Aquecimento climático, conflitos armados e até a obesidade têm impacto tanto no aumento da fome quanto na escassez de alimentos
As crises alimentares podem se multiplicar no mundo devido a efeitos demográficos, ambientais, climáticos e financeiros, alerta um relatório científico da FAO e da Comissão Europeia.
O relatório “Sistemas Alimentares em Perigo” indica os riscos de escassez e fome em alguns países, especialmente na África, devido ao aquecimento climático e conflitos armados, mas também à obesidade.
“O planeta produz mais produtos agrícolas e alimentares do que o necessário para alimentar sua população, mas ainda assim a taxa de prevalência de subnutrição vem aumentando desde 2015”, diz a economista e coordenadora do relatório Sandrine Dury.
“A disponibilidade de alimentos no planeta é de pouco menos de 3.000 quilocalorias por pessoa e dia, enquanto as necessidades são de 2.200 quilocalorias, em média, por pessoa e dia, com variações de acordo com gênero, atividade, idade e região do mundo”, explica.
Os problemas de desnutrição no mundo são divididos quase igualmente entre duas categorias opostas: cerca de 2 bilhões de pessoas carecem de micronutrientes (vitaminas e minerais) e cerca de 2 bilhões de pessoas estão obesas e com sobrepeso.
Na América Latina ou na África, existem pessoas “que sofrem tanto de obesidade quanto de deficiências alimentares”, pois há um “alto consumo de calorias ruins, à base de gordura ou açúcar, sem elementos nutricionais”, diz Dury. “É preciso encontrar políticas públicas que permitam lidar com esses dois problemas ao mesmo tempo”.
O relatório, publicado em abril em Bruxelas, na primeira reunião da nova Rede Global Contra Crises Alimentares, que reúne organizações internacionais, doadores, governos e ONGs, foi apresentado esta semana na sede da FAO em Roma.
Os autores também alertam sobre o risco de volatilidade nos preços das commodities agrícolas, devido ao efeito combinado do aquecimento global e da poluição que afetam os rendimentos e as colheitas, ao esgotamento de certos recursos, como petróleo ou fosfatos usados em fertilizantes, ao crescimento populacional e à financeirização da agricultura.
Aumento das reservas mundiais
“A crise de preços não afetaria todos os países da mesma maneira, pois os países que exportam grãos ou produtos agrícolas podem se proteger restringindo suas exportações, enquanto os países importadores estruturais estariam muito mais expostos”, alerta Franck Galtier, um dos autores do relatório, entrevistado pela AFP.
“O primeiro fator que influencia os preços dos alimentos é o aquecimento global”, aponta Galtier, pois o aumento das secas e/ou inundações causaria uma diminuição na produção agrícola. “O aumento de doenças em plantas e animais também afeta a produção e pode afetar o comércio”, acrescenta.

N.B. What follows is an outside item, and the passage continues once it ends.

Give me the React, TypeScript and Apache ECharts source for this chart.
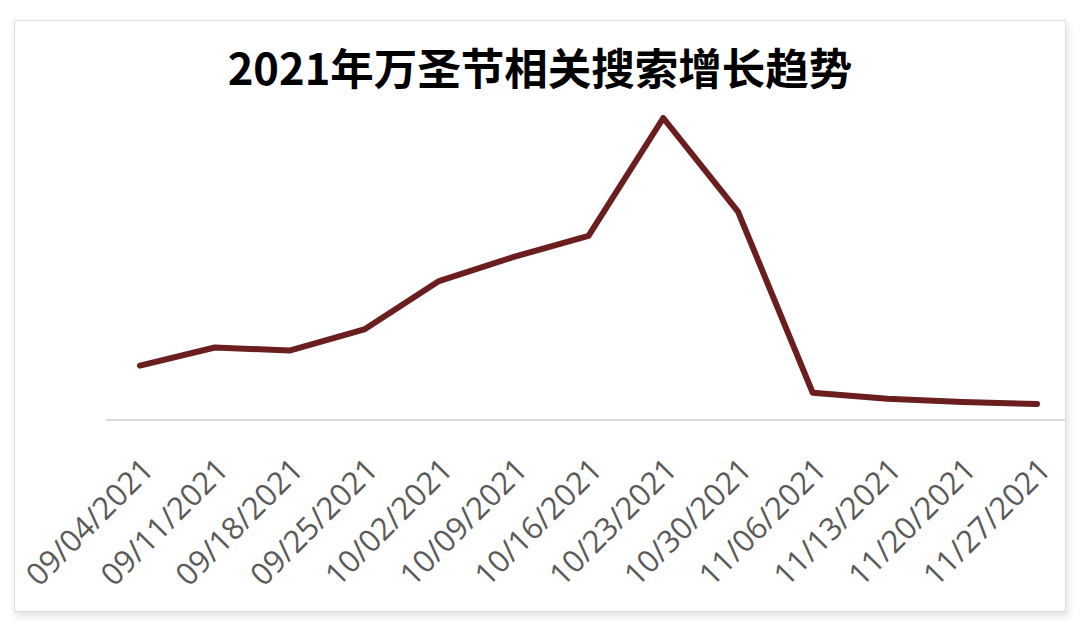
import React, { useEffect, useRef } from 'react';
import * as echarts from 'echarts';

// 每周日期
const weeks = [
  '09/04/2021', '09/11/2021', '09/18/2021', '09/25/2021', '10/02/2021',
  '10/09/2021', '10/16/2021', '10/23/2021', '10/30/2021', '11/06/2021',
  '11/13/2021', '11/20/2021', '11/27/2021'
];

// 搜索热度（峰值 = 100）
const searchIndex = [18, 24, 23, 30, 46, 54, 61, 100, 69, 9, 7, 6, 5.3];

const TITLE = '2021年万圣节相关搜索增长趋势';

const App: React.FC = () => {
  const chartRef = useRef<HTMLDivElement>(null);

  useEffect(() => {
    if (!chartRef.current) return;
    const chart = echarts.init(chartRef.current, null, { renderer: 'svg' });

    const option: echarts.EChartsOption = {
      animation: false,
      title: {
        text: TITLE,
        left: 'center',
        top: 40,
        textStyle: {
          fontFamily: '"Noto Sans CJK SC", sans-serif',
          fontSize: 43.5,
          fontWeight: 'bold',
          color: '#000'
        }
      },
      grid: [
        { left: 140, right: 43, top: 118, bottom: 211 },
        // 标签用的网格，稍微右移以对齐
        { left: 147, right: 36, top: 118, bottom: 211 }
      ],
      xAxis: [
        {
          type: 'category',
          gridIndex: 0,
          data: weeks,
          boundaryGap: false,
          axisLine: { show: false },
          axisTick: { show: false },
          axisLabel: { show: false }
        },
        {
          type: 'category',
          gridIndex: 1,
          data: weeks,
          boundaryGap: false,
          axisLine: { show: false },
          axisTick: { show: false },
          axisLabel: {
            rotate: 45,
            margin: 43,
            interval: 0,
            fontFamily: '"Open Sans", sans-serif',
            fontSize: 31,
            color: '#5a5a5a'
          }
        }
      ],
      yAxis: [
        { type: 'value', gridIndex: 0, min: 0, max: 100, show: false },
        { type: 'value', gridIndex: 1, min: 0, max: 100, show: false }
      ],
      graphic: [
        {
          type: 'line',
          shape: { x1: 106, y1: 420, x2: 1065, y2: 420 },
          style: { stroke: '#d9d9d9', lineWidth: 2 },
          z: 0
        }
      ],
      series: [
        {
          name: '搜索热度',
          type: 'line',
          xAxisIndex: 0,
          yAxisIndex: 0,
          data: searchIndex,
          symbol: 'none',
          lineStyle: { color: '#6b1e1e', width: 6, join: 'round', cap: 'round' },
          z: 3
        }
      ]
    };

    chart.setOption(option);
    return () => chart.dispose();
  }, []);

  return (
    <div style={{ position: 'fixed', left: 0, top: 0, width: 1080, height: 631, background: '#fff' }}>
      <div
        style={{
          position: 'absolute',
          left: 14,
          top: 20,
          width: 1052,
          height: 592,
          boxSizing: 'border-box',
          border: '1px solid #dcdcdc',
          boxShadow: '2px 4px 8px rgba(0,0,0,0.12)',
          background: '#fff'
        }}
      />
      <div ref={chartRef} style={{ position: 'absolute', left: 0, top: 0, width: 1080, height: 631 }} />
    </div>
  );
};

export default App;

O relatório destaca a necessidade de coordenação internacional para aumentar as reservas mundiais de cereais e alimentos, a fim de garantir melhor segurança alimentar, conforme solicitado pelo G33 dos países em desenvolvimento, liderado pela Índia.
Os preços dos alimentos também estão cada vez mais ligados a produtos não alimentícios, como energia, devido ao grande volume de produtos agrícolas utilizados na produção de biocombustíveis (milho nos Estados Unidos, canola na Europa e cana de açúcar no Brasil).
“Para reduzir a dependência de sistemas alimentares de combustíveis, o economista Brian Wright, de Berkeley, propõe que os governos tenham prioridade na compra de milho sobre a indústria de biocombustíveis, se os preços excederem um certo nível”, diz Galtier.
Além disso, as commodities agrícolas são “cada vez mais usadas pelos gerentes de carteira de ações” para equilibrar seus ativos, o que aumenta artificialmente os preços em caso de crise, como ocorreu durante a crise financeira de 2007-2008.